> [WHAT TO WORK ON]:
Your task is to copy the listing exactly. Drop any pictures from the copy.
━━━ DATASET SECTION ━━━
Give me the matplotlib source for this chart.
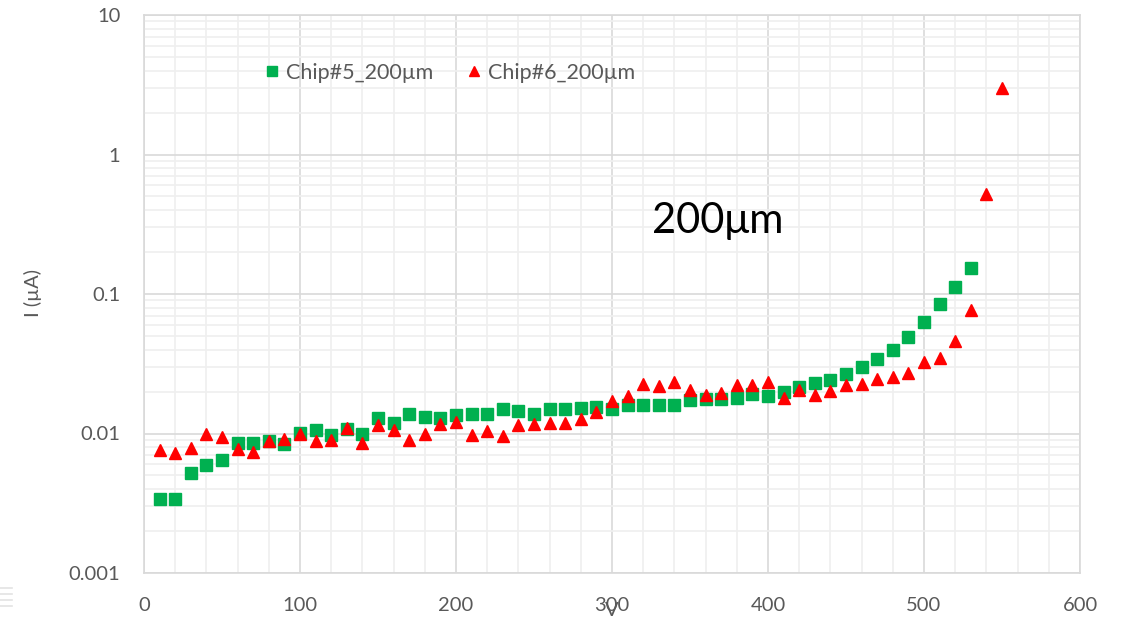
import numpy as np
import matplotlib.pyplot as plt
from matplotlib.lines import Line2D
from matplotlib.ticker import MultipleLocator, LogLocator, FixedLocator, FuncFormatter

plt.rcParams['font.family'] = ['Lato', 'DejaVu Sans']

# Chip#5 (squares), 10 V .. 530 V
v5 = list(range(10, 540, 10))
i5 = [0.00337, 0.00340, 0.00523, 0.00593, 0.00651, 0.00848, 0.00858, 0.00881, 0.00844, 0.0101,
      0.0106, 0.00972, 0.0108, 0.0100, 0.0130, 0.0118, 0.0137, 0.0132, 0.0130, 0.0135,
      0.0139, 0.0138, 0.0151, 0.0146, 0.0138, 0.0149, 0.0149, 0.0153, 0.0155, 0.0150,
      0.0161, 0.0159, 0.0161, 0.0161, 0.0175, 0.0178, 0.0178, 0.0180, 0.0191, 0.0187,
      0.0198, 0.0214, 0.0232, 0.0240, 0.0265, 0.0302, 0.0342, 0.0399, 0.0488, 0.0635,
      0.0853, 0.113, 0.154]

# Chip#6 (triangles), 10 V .. 550 V
v6 = list(range(10, 560, 10))
i6 = [0.00760, 0.00727, 0.00781, 0.0100, 0.00947, 0.00768, 0.00739, 0.0088, 0.0091, 0.0100,
      0.0088, 0.0090, 0.0110, 0.0086, 0.0116, 0.0106, 0.0090, 0.0100, 0.0117, 0.0120,
      0.00972, 0.0104, 0.0096, 0.0115, 0.0117, 0.0118, 0.0119, 0.0128, 0.0143, 0.0170,
      0.0185, 0.0228, 0.0218, 0.0235, 0.0204, 0.0188, 0.0195, 0.0224, 0.0224, 0.0234,
      0.0181, 0.0204, 0.0188, 0.0202, 0.0222, 0.0226, 0.0244, 0.0253, 0.0272, 0.0324,
      0.0349, 0.0464, 0.0774, 0.517, 3.02]

W, H = 1129, 618
fig = plt.figure(figsize=(W / 100, H / 100), dpi=100)
ax = fig.add_axes([144 / W, (H - 573) / H, (1080 - 144) / W, (573 - 15) / H])

ax.set_yscale('log')
ax.set_xlim(0, 600)
ax.set_ylim(0.001, 10)

ax.xaxis.set_major_locator(MultipleLocator(100))
ax.xaxis.set_minor_locator(MultipleLocator(20))
ax.yaxis.set_major_locator(FixedLocator([0.001, 0.01, 0.1, 1, 10]))
ax.yaxis.set_minor_locator(LogLocator(base=10, subs=np.arange(2, 10)))
ax.yaxis.set_major_formatter(FuncFormatter(lambda v, p: '%g' % v))
ax.yaxis.set_minor_formatter(FuncFormatter(lambda v, p: ''))

ax.grid(which='major', color='#d9d9d9', linewidth=1.2)
ax.grid(which='minor', color='#efefef', linewidth=1.2)
ax.set_axisbelow(True)
for s in ax.spines.values():
    s.set_color('#d9d9d9')
    s.set_linewidth(1.2)
ax.tick_params(which='both', length=0, labelsize=14.5, colors='#595959')
ax.tick_params(axis='x', pad=17)
ax.tick_params(axis='y', pad=17)

ax.plot(v5, i5, 's', color='#00b050', markersize=9, label='Chip#5_200µm')
ax.plot(v6, i6, '^', color='#ff0000', markersize=9, label='Chip#6_200µm')

ax.legend(loc='center left', bbox_to_anchor=(261 / W, 1 - 73 / H),
          bbox_transform=fig.transFigure, ncol=2, frameon=False,
          fontsize=15.5, labelcolor='#595959', handletextpad=0.15, columnspacing=1.4,
          handlelength=1.0, markerscale=0.85, borderpad=0, borderaxespad=0)

fig.text(652 / W, 1 - 221 / H, '200μm', fontsize=30, color='black', va='center', ha='left')
fig.text(33 / W, 1 - 293 / H, 'I (µA)', fontsize=14.5, color='#595959', rotation=90,
         va='center', ha='center')
fig.text(612 / W, 1 - 611 / H, 'V', fontsize=14.5, color='#595959', va='center', ha='center')

# faint icon in the lower-left corner
for yy in (588, 594, 600, 606):
    fig.add_artist(Line2D([0, 12 / W], [1 - yy / H, 1 - yy / H], color='#e3e3e3', lw=1.2))

fig.savefig('out.png', dpi=100)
━━━
> [FULL ANSWER]:
Give me the matplotlib source for this chart.
import numpy as np
import matplotlib.pyplot as plt
from matplotlib.lines import Line2D
from matplotlib.ticker import MultipleLocator, LogLocator, FixedLocator, FuncFormatter

plt.rcParams['font.family'] = ['Lato', 'DejaVu Sans']

# Chip#5 (squares), 10 V .. 530 V
v5 = list(range(10, 540, 10))
i5 = [0.00337, 0.00340, 0.00523, 0.00593, 0.00651, 0.00848, 0.00858, 0.00881, 0.00844, 0.0101,
      0.0106, 0.00972, 0.0108, 0.0100, 0.0130, 0.0118, 0.0137, 0.0132, 0.0130, 0.0135,
      0.0139, 0.0138, 0.0151, 0.0146, 0.0138, 0.0149, 0.0149, 0.0153, 0.0155, 0.0150,
      0.0161, 0.0159, 0.0161, 0.0161, 0.0175, 0.0178, 0.0178, 0.0180, 0.0191, 0.0187,
      0.0198, 0.0214, 0.0232, 0.0240, 0.0265, 0.0302, 0.0342, 0.0399, 0.0488, 0.0635,
      0.0853, 0.113, 0.154]

# Chip#6 (triangles), 10 V .. 550 V
v6 = list(range(10, 560, 10))
i6 = [0.00760, 0.00727, 0.00781, 0.0100, 0.00947, 0.00768, 0.00739, 0.0088, 0.0091, 0.0100,
      0.0088, 0.0090, 0.0110, 0.0086, 0.0116, 0.0106, 0.0090, 0.0100, 0.0117, 0.0120,
      0.00972, 0.0104, 0.0096, 0.0115, 0.0117, 0.0118, 0.0119, 0.0128, 0.0143, 0.0170,
      0.0185, 0.0228, 0.0218, 0.0235, 0.0204, 0.0188, 0.0195, 0.0224, 0.0224, 0.0234,
      0.0181, 0.0204, 0.0188, 0.0202, 0.0222, 0.0226, 0.0244, 0.0253, 0.0272, 0.0324,
      0.0349, 0.0464, 0.0774, 0.517, 3.02]

W, H = 1129, 618
fig = plt.figure(figsize=(W / 100, H / 100), dpi=100)
ax = fig.add_axes([144 / W, (H - 573) / H, (1080 - 144) / W, (573 - 15) / H])

ax.set_yscale('log')
ax.set_xlim(0, 600)
ax.set_ylim(0.001, 10)

ax.xaxis.set_major_locator(MultipleLocator(100))
ax.xaxis.set_minor_locator(MultipleLocator(20))
ax.yaxis.set_major_locator(FixedLocator([0.001, 0.01, 0.1, 1, 10]))
ax.yaxis.set_minor_locator(LogLocator(base=10, subs=np.arange(2, 10)))
ax.yaxis.set_major_formatter(FuncFormatter(lambda v, p: '%g' % v))
ax.yaxis.set_minor_formatter(FuncFormatter(lambda v, p: ''))

ax.grid(which='major', color='#d9d9d9', linewidth=1.2)
ax.grid(which='minor', color='#efefef', linewidth=1.2)
ax.set_axisbelow(True)
for s in ax.spines.values():
    s.set_color('#d9d9d9')
    s.set_linewidth(1.2)
ax.tick_params(which='both', length=0, labelsize=14.5, colors='#595959')
ax.tick_params(axis='x', pad=17)
ax.tick_params(axis='y', pad=17)

ax.plot(v5, i5, 's', color='#00b050', markersize=9, label='Chip#5_200µm')
ax.plot(v6, i6, '^', color='#ff0000', markersize=9, label='Chip#6_200µm')

ax.legend(loc='center left', bbox_to_anchor=(261 / W, 1 - 73 / H),
          bbox_transform=fig.transFigure, ncol=2, frameon=False,
          fontsize=15.5, labelcolor='#595959', handletextpad=0.15, columnspacing=1.4,
          handlelength=1.0, markerscale=0.85, borderpad=0, borderaxespad=0)

fig.text(652 / W, 1 - 221 / H, '200μm', fontsize=30, color='black', va='center', ha='left')
fig.text(33 / W, 1 - 293 / H, 'I (µA)', fontsize=14.5, color='#595959', rotation=90,
         va='center', ha='center')
fig.text(612 / W, 1 - 611 / H, 'V', fontsize=14.5, color='#595959', va='center', ha='center')

# faint icon in the lower-left corner
for yy in (588, 594, 600, 606):
    fig.add_artist(Line2D([0, 12 / W], [1 - yy / H, 1 - yy / H], color='#e3e3e3', lw=1.2))

fig.savefig('out.png', dpi=100)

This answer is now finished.